English has flourished this year, enjoying a career-best campaign after learning from an experienced midfield group at Whitten Oval since he first stepped foot into the club. The combination of the Dogs' patience in English's development and the tutelage from their leaders in Marcus Bontempelli and Tom Liberatore is what has all three Dogs players in All-Australian contention this year. The stars have aligned for the club's midfield ensemble in 2023 as English continues to provide silver service to a pair of club greats.
If you were to assume the Eagles swoop on English through free agency next year, he'll turn 28 years old midway through the following season and would be surrounded by a midfield group littered with young onballers still learning their craft. Given where West Coast list sits now, it's unlikely they'll be close to being a top-eight side by then, let alone a contender.
If anything, it's likely English has surpassed the 30-year barrier by the time the month of September is even mentioned again at Lathlain Park.
West Coast can at least utilise the next 12 months in their rebuild to see what potential upside they may find in Williams or Barnett, perhaps saving the substantial fee English would demand from their salary cap for other areas on their list if either option proves to be fruitful.
Get busy now
It will be important for West Coast to consider filling the large void in their ruck pecking order that falls immediately after Bailey Williams.

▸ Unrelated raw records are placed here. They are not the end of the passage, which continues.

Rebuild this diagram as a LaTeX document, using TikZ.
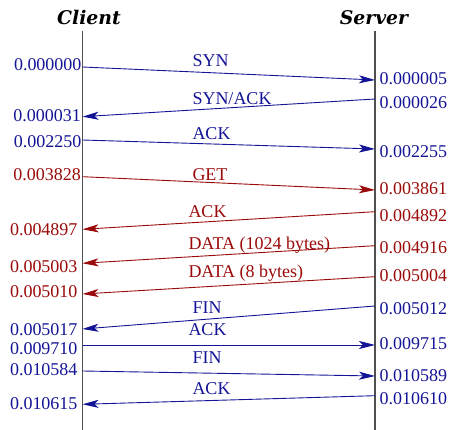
\documentclass[tikz,border=0pt]{standalone}
\usepackage{fontspec}
\setmainfont{Liberation Serif}
\newfontfamily\titlefont{DejaVu Serif}
\usetikzlibrary{arrows.meta}
\definecolor{msgblue}{RGB}{20,20,150}
\definecolor{msgred}{RGB}{155,10,10}
\definecolor{lifegray}{RGB}{80,80,80}
\tikzset{
  lifeline/.style={draw=lifegray, line width=1.2pt},
  msg/.style={line width=0.9pt, -{Stealth[length=16pt,width=8pt,inset=4pt]}},
  tlabel/.style={inner sep=0pt, font=\fontsize{18}{20}\selectfont},
  mlabel/.style={inner sep=0pt, anchor=base west, font=\fontsize{18}{20}\selectfont},
  lt/.style={tlabel, anchor=base east},
  rt/.style={tlabel, anchor=base west},
  title/.style={inner sep=0pt, anchor=base, font=\titlefont\bfseries\itshape\fontsize{18.8}{20}\selectfont},
}
\begin{document}
\begin{tikzpicture}[x=1pt,y=-1pt]
\useasboundingbox (0,0) rectangle (451,430);
% titles
\node[title] (client) at (89,25) {Client};
\node[title] (server) at (374,25) {Server};
% lifelines
\coordinate (ctop) at (82.5,31);
\coordinate (cbot) at (82.5,430);
\coordinate (stop) at (375,31);
\coordinate (sbot) at (375,430);
\draw[lifeline] (ctop) -- (cbot);
\draw[lifeline] (stop) -- (sbot);
% endpoints
\foreach \n/\y in {c1/67, c2/116.7, c3/140, c4/176.7, c5/229.3, c6/263.3, c7/294, c8/329, c9/345, c10/371, c11/404.3}
  \coordinate (\n) at (82.5,\y);
\foreach \n/\y in {s1/80, s2/99, s3/149, s4/190, s5/211.7, s6/245.7, s7/276.7, s8/306, s9/345, s10/376, s11/395.7}
  \coordinate (\n) at (375,\y);
% messages
\draw[msg, msgblue] (c1) -- (s1);
\draw[msg, msgblue] (s2) -- (c2);
\draw[msg, msgblue] (c3) -- (s3);
\draw[msg, msgred] (c4) -- (s4);
\draw[msg, msgred] (s5) -- (c5);
\draw[msg, msgred] (s6) -- (c6);
\draw[msg, msgred] (s7) -- (c7);
\draw[msg, msgblue] (s8) -- (c8);
\draw[msg, msgblue] (c9) -- (s9);
\draw[msg, msgblue] (c10) -- (s10);
\draw[msg, msgblue] (s11) -- (c11);
% message labels
\node[mlabel, msgblue] (m1) at (192.3,66.7) {SYN};
\node[mlabel, msgblue] (m2) at (192.3,104.3) {SYN/ACK};
\node[mlabel, msgblue] (m3) at (192.3,140) {ACK};
\node[mlabel, msgred] (m4) at (192.3,180.7) {GET};
\node[mlabel, msgred] (m5) at (188.3,217.3) {ACK};
\node[mlabel, msgred] (m6) at (188.3,250) {DATA (1024 bytes)};
\node[mlabel, msgred] (m7) at (188.3,277.3) {DATA (8 bytes)};
\node[mlabel, msgblue] (m8) at (192.3,314) {FIN};
\node[mlabel, msgblue] (m9) at (188.3,335.7) {ACK};
\node[mlabel, msgblue] (m10) at (192.3,363.3) {FIN};
\node[mlabel, msgblue] (m11) at (192.3,395) {ACK};
% client times
\node[lt, msgblue] (tc1) at (81.7,71) {0.000000};
\node[lt, msgblue] (tc2) at (81,121.7) {0.000031};
\node[lt, msgblue] (tc3) at (81.5,147.3) {0.002250};
\node[lt, msgred] (tc4) at (81,180.7) {0.003828};
\node[lt, msgred] (tc5) at (77.7,235.7) {0.004897};
\node[lt, msgred] (tc6) at (77.7,272.3) {0.005003};
\node[lt, msgred] (tc7) at (77.7,298) {0.005010};
\node[lt, msgblue] (tc8) at (77.7,335.7) {0.005017};
\node[lt, msgblue] (tc9) at (77.7,354.3) {0.009710};
\node[lt, msgblue] (tc10) at (77.7,376) {0.010584};
\node[lt, msgblue] (tc11) at (77.7,409.3) {0.010615};
% server times
\node[rt, msgblue] (ts1) at (379.3,84.3) {0.000005};
\node[rt, msgblue] (ts2) at (379.3,108.3) {0.000026};
\node[rt, msgblue] (ts3) at (379.3,157.7) {0.002255};
\node[rt, msgred] (ts4) at (379.3,195) {0.003861};
\node[rt, msgred] (ts5) at (379.3,221.7) {0.004892};
\node[rt, msgred] (ts6) at (379.3,253.3) {0.004916};
\node[rt, msgred] (ts7) at (379.3,281.7) {0.005004};
\node[rt, msgblue] (ts8) at (379.3,314.3) {0.005012};
\node[rt, msgblue] (ts9) at (379.3,350) {0.009715};
\node[rt, msgblue] (ts10) at (379.3,381.7) {0.010589};
\node[rt, msgblue] (ts11) at (379.3,404.3) {0.010610};
\end{tikzpicture}
\end{document}
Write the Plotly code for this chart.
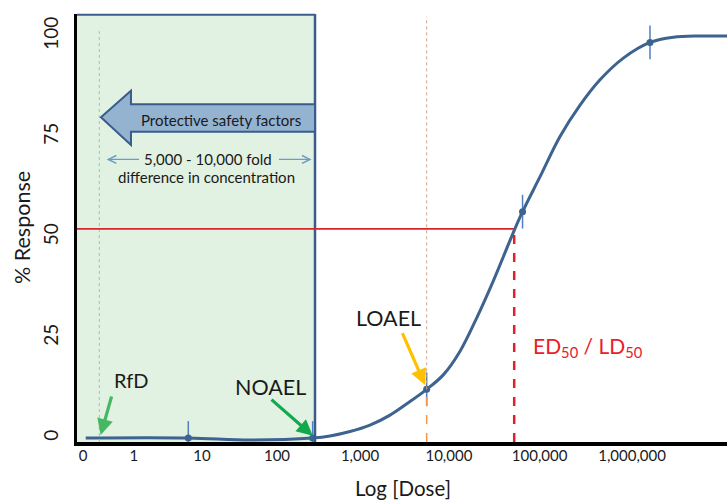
import plotly.graph_objects as go

# ---- data (x in log10-dose axis units, y in % response) ----
curve_x = [-0.024, 1.107, 1.787, 2.476, 2.669, 2.890, 3.110, 3.331, 3.515, 3.735,
           3.918, 4.103, 4.287, 4.470, 4.690, 4.792, 4.985, 5.205, 5.426, 5.646,
           5.903, 6.197, 6.454, 6.749, 7.046]
curve_y = [0.0, 0.0, -0.5, 0.0, 0.5, 1.6, 3.2, 5.7, 8.5, 12.1,
           15.7, 21.6, 29.9, 39.1, 51.1, 56.3, 65.0, 75.0, 82.8, 89.1,
           94.5, 98.4, 99.7, 100.0, 100.0]

point_x = [1.107, 2.478, 3.735, 4.792, 6.197]
point_y = [0.0, 0.0, 12.1, 56.3, 98.4]
point_err = [4.2, 4.2, 4.2, 4.2, 4.2]

tick_vals = [-0.054, 0.508, 1.258, 2.085, 3.0, 3.98, 4.98, 6.0]
tick_text = ["0", "1", "10", "100", "1,000", "10,000", "100,000", "1,000,000"]
y_ticks = [0, 25, 50, 75, 100]

rfd_x = 0.126
noael_x = 2.504
loael_x = 3.735
ed50_x = 4.70
ed50_y = 52.0

X_RANGE = [-0.120, 7.046]
Y_RANGE = [-0.995, 105.47]

FONT = "Lato"
TXT = "#1a1a1a"
CURVE = "#3d6390"
BOXLINE = "#3a5c8c"

fig = go.Figure()

fig.add_trace(go.Scatter(
    x=curve_x, y=curve_y, mode="lines",
    line=dict(color=CURVE, width=3, shape="spline", smoothing=1.0),
    hoverinfo="skip", showlegend=False, cliponaxis=False))

fig.add_trace(go.Scatter(
    x=point_x, y=point_y, mode="markers",
    marker=dict(color=CURVE, size=7),
    error_y=dict(type="data", array=point_err, symmetric=True,
                 color="#4f7fbf", thickness=1.5, width=0),
    showlegend=False, cliponaxis=False))

shapes = []
# green protective region
shapes.append(dict(type="rect", xref="x", yref="y", x0=X_RANGE[0], x1=noael_x,
                   y0=Y_RANGE[0], y1=Y_RANGE[1], fillcolor="#e1f1e2",
                   line=dict(width=0), layer="below"))
shapes.append(dict(type="line", xref="x", yref="paper", x0=noael_x, x1=noael_x,
                   y0=0, y1=1, line=dict(color=BOXLINE, width=2.5)))
shapes.append(dict(type="line", xref="x", yref="paper", x0=X_RANGE[0], x1=noael_x,
                   y0=0.998, y1=0.998, line=dict(color=BOXLINE, width=2)))
# RfD dotted line
shapes.append(dict(type="line", xref="x", yref="y", x0=rfd_x, x1=rfd_x,
                   y0=Y_RANGE[0], y1=101.2,
                   line=dict(color="#8fd19e", width=1, dash="dot")))
# LOAEL lines
shapes.append(dict(type="line", xref="x", yref="y", x0=loael_x, x1=loael_x,
                   y0=point_y[2], y1=104.8,
                   line=dict(color="#c8a48c", width=1, dash="dot")))
shapes.append(dict(type="line", xref="x", yref="y", x0=loael_x, x1=loael_x,
                   y0=Y_RANGE[0], y1=point_y[2],
                   line=dict(color="#f79646", width=1.5, dash="dash")))
# ED50 lines
shapes.append(dict(type="line", xref="x", yref="y", x0=X_RANGE[0], x1=ed50_x,
                   y0=ed50_y, y1=ed50_y, line=dict(color="#d7262e", width=1.8)))
shapes.append(dict(type="line", xref="x", yref="y", x0=ed50_x, x1=ed50_x,
                   y0=Y_RANGE[0], y1=ed50_y,
                   line=dict(color="#e0202a", width=2.5, dash="dash")))
# block arrow "Protective safety factors"
ax_tip, ax_back = 0.144, 0.475
ay_mid, ay_htop, ay_stop, ay_sbot, ay_hbot = 79.78, 86.39, 83.01, 76.19, 72.89
path = (f"M {ax_tip},{ay_mid} L {ax_back},{ay_htop} L {ax_back},{ay_stop} "
        f"L {noael_x},{ay_stop} L {noael_x},{ay_sbot} L {ax_back},{ay_sbot} "
        f"L {ax_back},{ay_hbot} Z")
shapes.append(dict(type="path", xref="x", yref="y", path=path,
                   fillcolor="#93b3d1", line=dict(color=BOXLINE, width=2)))

annotations = []
annotations.append(dict(x=1.464, y=79.1, xref="x", yref="y", text="Protective safety factors",
                        showarrow=False, font=dict(family=FONT, size=15, color=TXT)))
# double arrow
for tail, head in [(0.580, 0.207), (2.090, 2.467)]:
    annotations.append(dict(x=head, y=69.3, ax=tail, ay=69.3, xref="x", yref="y",
                            axref="x", ayref="y", text="", showarrow=True,
                            arrowhead=5, arrowsize=1.2, arrowwidth=1.3,
                            arrowcolor="#6a9bcb", standoff=0, startstandoff=0))
annotations.append(dict(x=1.328, y=69.3, xref="x", yref="y", text="5,000 - 10,000 fold",
                        showarrow=False, font=dict(family=FONT, size=15, color=TXT)))
annotations.append(dict(x=1.310, y=65.0, xref="x", yref="y", text="difference in concentration",
                        showarrow=False, font=dict(family=FONT, size=15, color=TXT)))
# labels with arrows
labels = [("RfD", 0.472, 14.43, (0.266, 10.70), (0.141, 0.75), "#46b864"),
          ("NOAEL", 2.008, 12.76, (2.008, 9.88), (2.479, 0.57), "#12a84c"),
          ("LOAEL", 3.312, 29.78, (3.460, 26.44), (3.717, 13.18), "#ffc000")]
for txt, tx, ty, tail, tip, col in labels:
    size = 20 if txt == "RfD" else 21.5
    annotations.append(dict(x=tx, y=ty, xref="x", yref="y", text=txt, showarrow=False,
                            font=dict(family=FONT, size=size, color=TXT)))
    annotations.append(dict(x=tip[0], y=tip[1], ax=tail[0], ay=tail[1], xref="x", yref="y",
                            axref="x", ayref="y", text="", showarrow=True,
                            arrowhead=2, arrowsize=1.0, arrowwidth=3.2,
                            arrowcolor=col, standoff=0, startstandoff=0))
annotations.append(dict(x=5.517, y=22.71, xref="x", yref="y",
                        text="ED<sub>50</sub> / LD<sub>50</sub>", showarrow=False,
                        font=dict(family=FONT, size=21, color="#e8202a")))
# axis titles
annotations.append(dict(x=0.5008, y=-0.1075, xref="paper", yref="paper", text="Log [Dose]",
                        xanchor="center", yanchor="middle",
                        showarrow=False, font=dict(family=FONT, size=20.5, color=TXT)))
annotations.append(dict(x=-0.0846, y=0.5, xref="paper", yref="paper", text="% Response",
                        xanchor="center", yanchor="middle",
                        textangle=-90, showarrow=False,
                        font=dict(family=FONT, size=21.5, color=TXT)))

fig.update_layout(
    width=727, height=502,
    margin=dict(l=77, r=0, t=14, b=60, autoexpand=False),
    paper_bgcolor="white", plot_bgcolor="white",
    shapes=shapes, annotations=annotations,
    font=dict(family=FONT, color=TXT),
    xaxis=dict(range=X_RANGE, tickvals=tick_vals, ticktext=tick_text,
               showgrid=False, zeroline=False, showline=True, linecolor="black",
               linewidth=3.5, ticks="", tickfont=dict(size=15, color=TXT, family=FONT),
               ticklabelstandoff=-3),
    yaxis=dict(range=Y_RANGE, tickvals=y_ticks, showgrid=False, zeroline=False,
               showline=True, linecolor="black", linewidth=3, ticks="",
               tickangle=-90, tickfont=dict(size=19, color=TXT, family=FONT),
               ticklabelstandoff=8),
)

# remove the browser's default 8px page margin so the figure fills the window
fig.write_html("out.html",
               config={"displayModeBar": False},
               post_script="document.body.style.margin='0';"
                           "document.body.style.overflow='hidden';")
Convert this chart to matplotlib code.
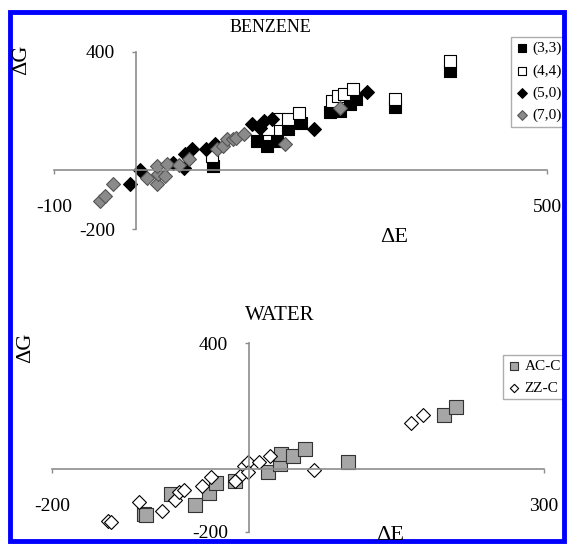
import matplotlib
matplotlib.use('Agg')
import matplotlib.pyplot as plt
from matplotlib.patches import Rectangle

plt.rcParams['font.family'] = ['Liberation Serif', 'DejaVu Serif']
plt.rcParams['axes.unicode_minus'] = False

# BENZENE panel
bz33_x = [94, 147, 159, 171, 185, 200, 236, 248, 260, 268, 315, 382]
bz33_y = [14, 98, 81, 98, 138, 160, 195, 200, 225, 239, 212, 335]
bz44_x = [92, 161, 173, 185, 198, 238, 246, 253, 264, 315, 382]
bz44_y = [47, 138, 172, 172, 194, 234, 251, 258, 275, 242, 369]
bz50_x = [-7, 5, 45, 58, 60, 68, 85, 96, 141, 151, 155, 165, 216, 281]
bz50_y = [-49, 0, 25, 8, 53, 70, 70, 87, 155, 144, 166, 172, 138, 264]
bz70_x = [-44, -38, -28, 13, 25, 27, 35, 25, 37, 52, 64, 98, 106, 110, 118, 122, 131, 181, 248]
bz70_y = [-105, -88, -49, -26, -49, -15, -20, 14, 19, 16, 36, 70, 81, 104, 104, 110, 121, 87, 211]

# WATER panel
acc_x = [-107, -104, -79, -55, -40, -33, -14, 20, 32, 33, 45, 57, 101, 198, 211]
acc_y = [-143, -147, -79, -113, -76, -45, -37, -11, 16, 48, 42, 63, 21, 171, 196]
zzc_x = [-143, -140, -112, -88, -75, -71, -66, -48, -38, -14, -7, -5, -1, -1, 10, 22, 66, 165, 177]
zzc_y = [-166, -168, -104, -134, -97, -74, -66, -53, -26, -37, -16, 8, 23, -11, 21, 40, -4, 146, 172]

fig = plt.figure(figsize=(5.67, 5.44), dpi=100)
W, H = 567.0, 544.0


def style_axes(ax, xlim, ylim):
    ax.set_xlim(xlim)
    ax.set_ylim(ylim)
    for s in ['top', 'right']:
        ax.spines[s].set_visible(False)
    ax.spines['left'].set_position(('data', 0))
    ax.spines['bottom'].set_position(('data', 0))
    for s in ['left', 'bottom']:
        ax.spines[s].set_color('#8c8c8c')
        ax.spines[s].set_linewidth(1.2)
    ax.set_xticks(list(xlim))
    ax.set_yticks(list(ylim))
    ax.tick_params(axis='x', direction='out', length=3, width=1.0, color='#8c8c8c',
                   pad=18, labelsize=14)
    ax.tick_params(axis='y', direction='out', length=3, width=1.0, color='#8c8c8c',
                   pad=12, labelsize=14)
    ax.patch.set_alpha(0)


ax1 = fig.add_axes([54 / W, 1 - 229 / H, 493 / W, 177 / H])
style_axes(ax1, (-100, 500), (-200, 400))
ax1.scatter(bz33_x, bz33_y, marker='s', s=80, c='black', edgecolors='black', linewidths=0.8, label='(3,3)')
ax1.scatter(bz44_x, bz44_y, marker='s', s=80, c='white', edgecolors='black', linewidths=0.8, label='(4,4)')
ax1.scatter(bz50_x, bz50_y, marker='D', s=50, c='black', edgecolors='black', linewidths=0.8, label='(5,0)')
ax1.scatter(bz70_x, bz70_y, marker='D', s=50, c='#8a8a8a', edgecolors='#555555', linewidths=0.8, label='(7,0)')
leg1 = ax1.legend(loc='upper left', bbox_to_anchor=(511 / W, 1 - 37 / H), bbox_transform=fig.transFigure,
                  fontsize=11, frameon=True, fancybox=False, edgecolor='#999999', handlelength=0.8,
                  handletextpad=0.3, borderpad=0.3, labelspacing=0.55, markerscale=0.7, borderaxespad=0)
leg1.get_frame().set_linewidth(1.0)
fig.text(270 / W, 1 - 28 / H, 'BENZENE', ha='center', va='center', fontsize=13)
fig.text(22 / W, 1 - 60 / H, 'ΔG', ha='center', va='center', rotation=90, fontsize=16)
fig.text(394 / W, 1 - 237 / H, 'ΔE', ha='center', va='center', fontsize=16)

ax2 = fig.add_axes([52 / W, 1 - 532 / H, 492 / W, 189 / H])
style_axes(ax2, (-200, 300), (-200, 400))
ax2.scatter(acc_x, acc_y, marker='s', s=110, c='#a6a6a6', edgecolors='#333333', linewidths=0.8, label='AC-C')
ax2.scatter(zzc_x, zzc_y, marker='D', s=50, c='white', edgecolors='black', linewidths=0.8, label='ZZ-C')
leg2 = ax2.legend(loc='upper left', bbox_to_anchor=(503 / W, 1 - 355 / H), bbox_transform=fig.transFigure,
                  fontsize=11, frameon=True, fancybox=False, edgecolor='#999999', handlelength=0.8,
                  handletextpad=0.3, borderpad=0.3, labelspacing=0.5, markerscale=0.6, borderaxespad=0)
leg2.get_frame().set_linewidth(1.0)
fig.text(280 / W, 1 - 316 / H, 'WATER', ha='center', va='center', fontsize=15)
fig.text(26 / W, 1 - 348 / H, 'ΔG', ha='center', va='center', rotation=90, fontsize=16)
fig.text(390 / W, 1 - 535 / H, 'ΔE', ha='center', va='center', fontsize=16)

# blue frame around the figure
fig.patches.append(Rectangle((10 / W, 1 - 541 / H), 554 / W, 529 / H, transform=fig.transFigure,
                             fill=False, edgecolor='#0000ff', linewidth=3.5))

fig.savefig('out.png', dpi=100)
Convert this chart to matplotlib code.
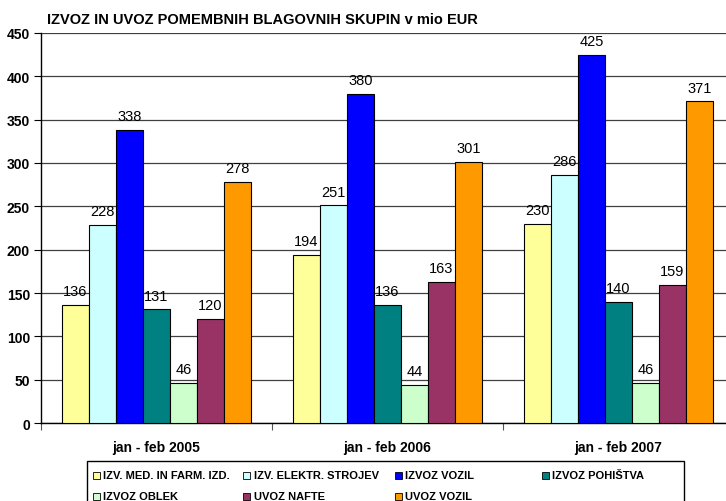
import matplotlib
matplotlib.use("Agg")
import matplotlib.pyplot as plt
from matplotlib.patches import Rectangle

plt.rcParams['font.family'] = ['Liberation Sans', 'DejaVu Sans']

title = "IZVOZ IN UVOZ POMEMBNIH BLAGOVNIH SKUPIN v mio EUR"
periods = ["jan - feb 2005", "jan - feb 2006", "jan - feb 2007"]
series = ["IZV. MED. IN FARM. IZD.", "IZV. ELEKTR. STROJEV", "IZVOZ VOZIL", "IZVOZ POHIŠTVA",
          "IZVOZ OBLEK", "UVOZ NAFTE", "UVOZ VOZIL"]
colors = ["#FFFF99", "#CCFFFF", "#0000FF", "#008080", "#CCFFCC", "#993366", "#FF9900"]
med = [136, 194, 230]
elektr = [228, 251, 286]
izvoz_vozil = [338, 380, 425]
pohistvo = [131, 136, 140]
obleke = [46, 44, 46]
nafta = [120, 163, 159]
uvoz_vozil = [278, 301, 371]
values = [med, elektr, izvoz_vozil, pohistvo, obleke, nafta, uvoz_vozil]
yticks = [0, 50, 100, 150, 200, 250, 300, 350, 400, 450]

W, H = 726, 502
fig = plt.figure(figsize=(W/100, H/100), dpi=100)
ax = fig.add_axes([41/W, 1-424/H, (734-41)/W, (424-34)/H])

bw = 27/231
gap = (1 - 7*bw)/2
for j, (vals, c) in enumerate(zip(values, colors)):
    xs = [i + gap + j*bw for i in range(3)]
    bars = ax.bar(xs, vals, width=bw, align='edge', color=c, edgecolor='black', linewidth=0.8, zorder=3)
    for b, v in zip(bars, vals):
        ax.annotate(str(v), (b.get_x()+b.get_width()/2, v), xytext=(0, 5), textcoords='offset points',
                    ha='center', va='bottom', fontsize=10.5, zorder=4)

ax.set_xlim(0, 3)
ax.set_ylim(0, 450)
ax.set_yticks(yticks)
ax.set_yticklabels([str(t) for t in yticks], fontsize=10, fontweight='bold')
ax.set_xticks([0, 1, 2, 3])
ax.set_xticklabels([])
ax.set_xticks([0.5, 1.5, 2.5], minor=True)
ax.set_xticklabels(periods, minor=True, fontsize=10, fontweight='bold')
ax.tick_params(axis='x', which='minor', length=0, pad=12)
ax.tick_params(axis='x', which='major', length=5, direction='out', color='#555555')
ax.tick_params(axis='y', length=5, direction='out', pad=3)
ax.grid(axis='y', color='#404040', linewidth=0.9, zorder=0)
ax.set_axisbelow(True)
for s in ['top', 'right']:
    ax.spines[s].set_visible(False)
ax.spines['left'].set_linewidth(1)
ax.spines['bottom'].set_linewidth(1)

fig.text(47/W, 1-20/H, title, fontsize=10.5, fontweight='bold', ha='left', va='center')

# legend
fig.patches.append(Rectangle((87/W, -0.05), (684-87)/W, (1-462/H)+0.05, transform=fig.transFigure,
                             facecolor='white', edgecolor='black', linewidth=1))
col_x = [96, 247, 398, 545]
row_y = [476, 497]
for k, (name, c) in enumerate(zip(series, colors)):
    r, col = divmod(k, 4)
    mx, my = col_x[col], row_y[r]
    fig.patches.append(Rectangle(((mx-3.5)/W, 1-(my+3.5)/H), 7/W, 7/H, transform=fig.transFigure,
                                 facecolor=c, edgecolor='black', linewidth=0.6))
    fig.text((mx+7)/W, 1-my/H, name, fontsize=8, fontweight='bold', ha='left', va='center')

fig.savefig("out.png", dpi=100)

While their aforementioned trio of fledgling talls are on standby, the Eagles aren't getting the competition at selection that can push their ruck stocks further.
A cheaper, experienced and durable second ruckman to slot into the gap could be a catalyst in the Eagles' search for a new No.1 ruck option.
This year's market isn't short of names for the Eagles to consider either.
Sweet is averaging 42.4 hitouts a game, and has 100 more hitouts than any other player in the state league competition, to go along with 12.9 disposals, 4.4 clearances and 5.2 tackles in 2023 to have an equal impact at ground level.
With both English and Rory Lobb ahead of Sweet in the Kennel queue, coupled with Sweet's expiring contract, the 25-year-old could be the perfect target for the Eagles who can place pressure on Williams' spot each week.
Unlikely to cost significant draft capital, wanting greater opportunities and with a string of full seasons in the VFL under his belt, Sweet could be the perfect fit for West Coast's immediate list plans.
Another ruckman to consider that fits the bill includes GWS' Matt Flynn, who had the upper hand over Williams in Round 2 this year before seeing his spot in the Giants' senior side fall to breakout big man Kieren Briggs.
Able to get the best out of their senior ruck stocks now by adding a new face while also giving an emerging talent like Barnett time to develop could be a move that pays off long-term and suits the timing of the Eagles' rise back toward the top.